- **STATED GOAL**
Please reproduce exactly the lines between the line holding "Output the web" and the line holding "const err176 = [0.01, 0.09, 0.07, 0.08, 0.05];", inclusive, leaving out any pictures.

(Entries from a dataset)
═══
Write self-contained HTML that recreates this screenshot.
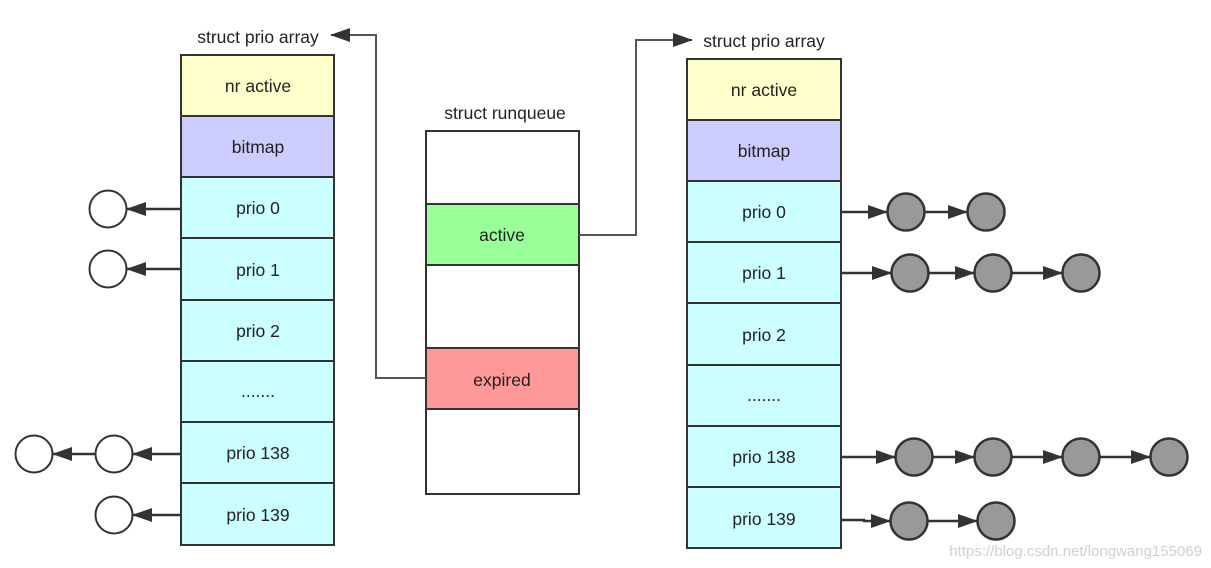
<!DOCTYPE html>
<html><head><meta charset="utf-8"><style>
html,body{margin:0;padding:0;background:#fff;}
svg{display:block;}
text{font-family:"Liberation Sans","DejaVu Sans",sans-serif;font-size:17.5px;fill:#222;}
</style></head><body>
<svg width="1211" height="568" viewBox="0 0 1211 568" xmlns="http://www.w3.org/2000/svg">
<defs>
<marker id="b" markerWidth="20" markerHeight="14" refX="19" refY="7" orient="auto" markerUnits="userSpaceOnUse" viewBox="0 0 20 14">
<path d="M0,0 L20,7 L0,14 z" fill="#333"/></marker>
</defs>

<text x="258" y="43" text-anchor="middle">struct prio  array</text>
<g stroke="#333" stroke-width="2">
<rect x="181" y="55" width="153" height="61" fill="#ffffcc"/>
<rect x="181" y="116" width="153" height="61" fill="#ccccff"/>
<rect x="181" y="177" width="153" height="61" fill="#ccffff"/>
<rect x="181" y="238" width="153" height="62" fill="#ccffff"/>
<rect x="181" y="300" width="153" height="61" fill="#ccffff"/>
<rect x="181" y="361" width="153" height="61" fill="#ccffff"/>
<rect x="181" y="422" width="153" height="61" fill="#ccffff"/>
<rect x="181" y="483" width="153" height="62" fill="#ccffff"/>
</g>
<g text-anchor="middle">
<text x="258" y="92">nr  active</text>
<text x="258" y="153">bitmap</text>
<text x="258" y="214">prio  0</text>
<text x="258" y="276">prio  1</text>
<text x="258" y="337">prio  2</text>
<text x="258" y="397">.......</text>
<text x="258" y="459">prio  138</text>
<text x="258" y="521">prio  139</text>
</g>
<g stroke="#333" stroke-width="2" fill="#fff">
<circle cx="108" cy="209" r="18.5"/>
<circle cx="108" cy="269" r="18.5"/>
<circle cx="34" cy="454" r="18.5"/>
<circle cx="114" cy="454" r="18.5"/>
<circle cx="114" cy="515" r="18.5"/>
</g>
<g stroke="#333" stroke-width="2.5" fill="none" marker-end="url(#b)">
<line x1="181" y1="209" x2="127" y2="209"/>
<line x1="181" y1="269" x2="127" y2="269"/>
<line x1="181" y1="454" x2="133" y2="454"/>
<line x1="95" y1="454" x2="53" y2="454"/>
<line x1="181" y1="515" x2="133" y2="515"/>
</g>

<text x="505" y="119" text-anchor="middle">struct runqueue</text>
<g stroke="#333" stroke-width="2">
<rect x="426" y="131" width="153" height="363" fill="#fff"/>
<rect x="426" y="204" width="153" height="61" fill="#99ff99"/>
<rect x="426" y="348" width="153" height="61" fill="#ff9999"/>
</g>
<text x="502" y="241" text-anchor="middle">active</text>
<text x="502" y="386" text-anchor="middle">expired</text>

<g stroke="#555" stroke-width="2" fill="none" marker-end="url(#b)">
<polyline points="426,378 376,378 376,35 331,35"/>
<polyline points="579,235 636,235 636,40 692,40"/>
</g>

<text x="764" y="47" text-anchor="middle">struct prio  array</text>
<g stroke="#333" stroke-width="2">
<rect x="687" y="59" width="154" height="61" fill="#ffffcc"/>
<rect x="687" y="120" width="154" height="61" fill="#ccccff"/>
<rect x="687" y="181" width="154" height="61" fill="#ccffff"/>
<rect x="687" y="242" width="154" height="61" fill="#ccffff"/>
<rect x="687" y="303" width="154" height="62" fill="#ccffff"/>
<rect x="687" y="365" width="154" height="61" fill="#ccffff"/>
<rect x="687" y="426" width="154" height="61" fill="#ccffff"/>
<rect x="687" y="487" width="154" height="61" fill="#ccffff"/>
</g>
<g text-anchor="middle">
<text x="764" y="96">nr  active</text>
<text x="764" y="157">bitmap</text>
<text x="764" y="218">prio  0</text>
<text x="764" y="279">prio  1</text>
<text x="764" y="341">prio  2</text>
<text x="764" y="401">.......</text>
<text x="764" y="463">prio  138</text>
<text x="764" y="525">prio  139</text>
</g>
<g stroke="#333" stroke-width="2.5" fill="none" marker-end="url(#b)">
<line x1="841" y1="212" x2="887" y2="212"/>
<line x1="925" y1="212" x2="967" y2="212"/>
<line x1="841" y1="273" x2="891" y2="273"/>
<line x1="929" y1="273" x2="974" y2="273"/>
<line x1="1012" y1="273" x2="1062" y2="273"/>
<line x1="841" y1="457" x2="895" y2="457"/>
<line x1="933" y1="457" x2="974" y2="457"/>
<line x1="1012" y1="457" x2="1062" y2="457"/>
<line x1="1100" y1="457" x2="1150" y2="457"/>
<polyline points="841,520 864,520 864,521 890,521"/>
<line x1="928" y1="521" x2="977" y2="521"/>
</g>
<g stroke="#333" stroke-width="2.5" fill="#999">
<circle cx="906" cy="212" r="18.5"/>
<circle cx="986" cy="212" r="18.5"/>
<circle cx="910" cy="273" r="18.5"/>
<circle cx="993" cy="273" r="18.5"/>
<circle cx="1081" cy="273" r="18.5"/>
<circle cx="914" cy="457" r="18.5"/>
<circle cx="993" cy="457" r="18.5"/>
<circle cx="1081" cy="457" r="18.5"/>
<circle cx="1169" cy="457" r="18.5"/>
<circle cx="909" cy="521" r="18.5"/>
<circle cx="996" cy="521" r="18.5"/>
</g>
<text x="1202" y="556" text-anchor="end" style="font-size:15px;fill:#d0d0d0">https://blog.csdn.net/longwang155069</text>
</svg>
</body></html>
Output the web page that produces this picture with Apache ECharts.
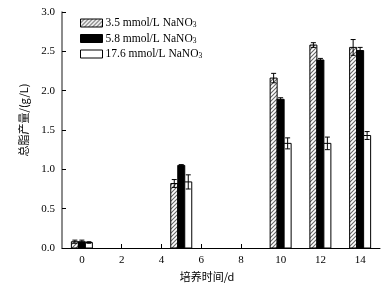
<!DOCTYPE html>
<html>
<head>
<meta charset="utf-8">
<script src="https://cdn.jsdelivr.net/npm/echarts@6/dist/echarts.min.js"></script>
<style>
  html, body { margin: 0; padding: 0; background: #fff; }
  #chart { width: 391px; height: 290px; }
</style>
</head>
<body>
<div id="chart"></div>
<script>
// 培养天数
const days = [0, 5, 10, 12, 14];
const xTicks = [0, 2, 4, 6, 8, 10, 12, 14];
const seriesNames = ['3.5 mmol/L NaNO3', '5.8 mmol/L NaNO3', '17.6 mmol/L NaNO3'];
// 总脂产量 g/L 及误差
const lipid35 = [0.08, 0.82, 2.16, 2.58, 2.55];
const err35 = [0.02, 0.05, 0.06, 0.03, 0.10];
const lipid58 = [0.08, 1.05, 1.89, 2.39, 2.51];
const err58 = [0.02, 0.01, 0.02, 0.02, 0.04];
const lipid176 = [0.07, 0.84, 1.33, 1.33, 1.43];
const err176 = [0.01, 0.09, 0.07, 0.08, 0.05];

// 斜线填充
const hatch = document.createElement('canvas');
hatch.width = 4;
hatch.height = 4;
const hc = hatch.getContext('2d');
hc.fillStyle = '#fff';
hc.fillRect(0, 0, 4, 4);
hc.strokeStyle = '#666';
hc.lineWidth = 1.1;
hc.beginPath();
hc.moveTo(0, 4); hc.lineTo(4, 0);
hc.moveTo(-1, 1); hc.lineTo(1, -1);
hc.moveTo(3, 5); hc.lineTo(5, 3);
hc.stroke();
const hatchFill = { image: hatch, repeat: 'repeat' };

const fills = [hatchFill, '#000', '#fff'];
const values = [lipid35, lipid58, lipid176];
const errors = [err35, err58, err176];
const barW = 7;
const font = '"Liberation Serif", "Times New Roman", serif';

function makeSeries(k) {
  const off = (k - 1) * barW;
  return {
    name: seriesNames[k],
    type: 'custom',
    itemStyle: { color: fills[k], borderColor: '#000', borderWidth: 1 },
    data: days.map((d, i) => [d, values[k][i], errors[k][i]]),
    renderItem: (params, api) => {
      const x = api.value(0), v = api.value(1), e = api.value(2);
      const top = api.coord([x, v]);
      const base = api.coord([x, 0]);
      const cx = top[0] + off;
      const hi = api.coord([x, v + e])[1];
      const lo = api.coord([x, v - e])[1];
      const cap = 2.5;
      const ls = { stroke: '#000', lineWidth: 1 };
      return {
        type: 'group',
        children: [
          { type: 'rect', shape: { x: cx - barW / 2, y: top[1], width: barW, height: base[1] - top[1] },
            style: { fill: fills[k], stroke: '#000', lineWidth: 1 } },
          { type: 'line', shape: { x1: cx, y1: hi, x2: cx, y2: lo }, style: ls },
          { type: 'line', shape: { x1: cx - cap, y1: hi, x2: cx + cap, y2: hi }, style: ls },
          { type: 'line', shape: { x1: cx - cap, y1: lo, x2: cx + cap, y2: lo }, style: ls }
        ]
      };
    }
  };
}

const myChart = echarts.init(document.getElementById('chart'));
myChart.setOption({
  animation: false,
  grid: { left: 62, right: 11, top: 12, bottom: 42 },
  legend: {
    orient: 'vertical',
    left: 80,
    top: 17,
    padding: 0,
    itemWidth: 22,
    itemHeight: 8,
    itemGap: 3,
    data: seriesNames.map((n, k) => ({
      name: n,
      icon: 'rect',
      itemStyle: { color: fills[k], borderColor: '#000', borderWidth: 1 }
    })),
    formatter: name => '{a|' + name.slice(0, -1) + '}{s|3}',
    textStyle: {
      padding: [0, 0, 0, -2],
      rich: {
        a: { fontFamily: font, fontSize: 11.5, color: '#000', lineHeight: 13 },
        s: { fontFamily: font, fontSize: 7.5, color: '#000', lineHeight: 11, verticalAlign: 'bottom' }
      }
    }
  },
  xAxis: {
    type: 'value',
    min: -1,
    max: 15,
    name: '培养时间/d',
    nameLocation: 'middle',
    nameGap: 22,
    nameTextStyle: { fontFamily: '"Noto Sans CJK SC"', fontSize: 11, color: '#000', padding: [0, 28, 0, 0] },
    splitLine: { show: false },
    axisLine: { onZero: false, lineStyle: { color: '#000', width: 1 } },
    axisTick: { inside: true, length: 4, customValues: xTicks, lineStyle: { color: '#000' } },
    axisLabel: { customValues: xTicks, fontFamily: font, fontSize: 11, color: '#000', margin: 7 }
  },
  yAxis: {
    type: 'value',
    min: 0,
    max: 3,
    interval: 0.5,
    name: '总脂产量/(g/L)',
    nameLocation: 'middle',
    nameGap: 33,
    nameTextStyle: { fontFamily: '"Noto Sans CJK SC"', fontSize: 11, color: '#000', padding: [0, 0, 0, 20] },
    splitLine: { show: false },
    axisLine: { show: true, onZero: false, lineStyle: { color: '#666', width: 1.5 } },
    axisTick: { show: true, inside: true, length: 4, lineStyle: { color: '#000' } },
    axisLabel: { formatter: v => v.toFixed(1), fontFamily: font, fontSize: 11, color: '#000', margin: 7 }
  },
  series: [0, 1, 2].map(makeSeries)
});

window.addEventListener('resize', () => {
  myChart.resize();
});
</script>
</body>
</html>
═══
- **RESULT OF THIS EXERCISE**
Output the web page that produces this picture with Apache ECharts.
<!DOCTYPE html>
<html>
<head>
<meta charset="utf-8">
<script src="https://cdn.jsdelivr.net/npm/echarts@6/dist/echarts.min.js"></script>
<style>
  html, body { margin: 0; padding: 0; background: #fff; }
  #chart { width: 391px; height: 290px; }
</style>
</head>
<body>
<div id="chart"></div>
<script>
// 培养天数
const days = [0, 5, 10, 12, 14];
const xTicks = [0, 2, 4, 6, 8, 10, 12, 14];
const seriesNames = ['3.5 mmol/L NaNO3', '5.8 mmol/L NaNO3', '17.6 mmol/L NaNO3'];
// 总脂产量 g/L 及误差
const lipid35 = [0.08, 0.82, 2.16, 2.58, 2.55];
const err35 = [0.02, 0.05, 0.06, 0.03, 0.10];
const lipid58 = [0.08, 1.05, 1.89, 2.39, 2.51];
const err58 = [0.02, 0.01, 0.02, 0.02, 0.04];
const lipid176 = [0.07, 0.84, 1.33, 1.33, 1.43];
const err176 = [0.01, 0.09, 0.07, 0.08, 0.05];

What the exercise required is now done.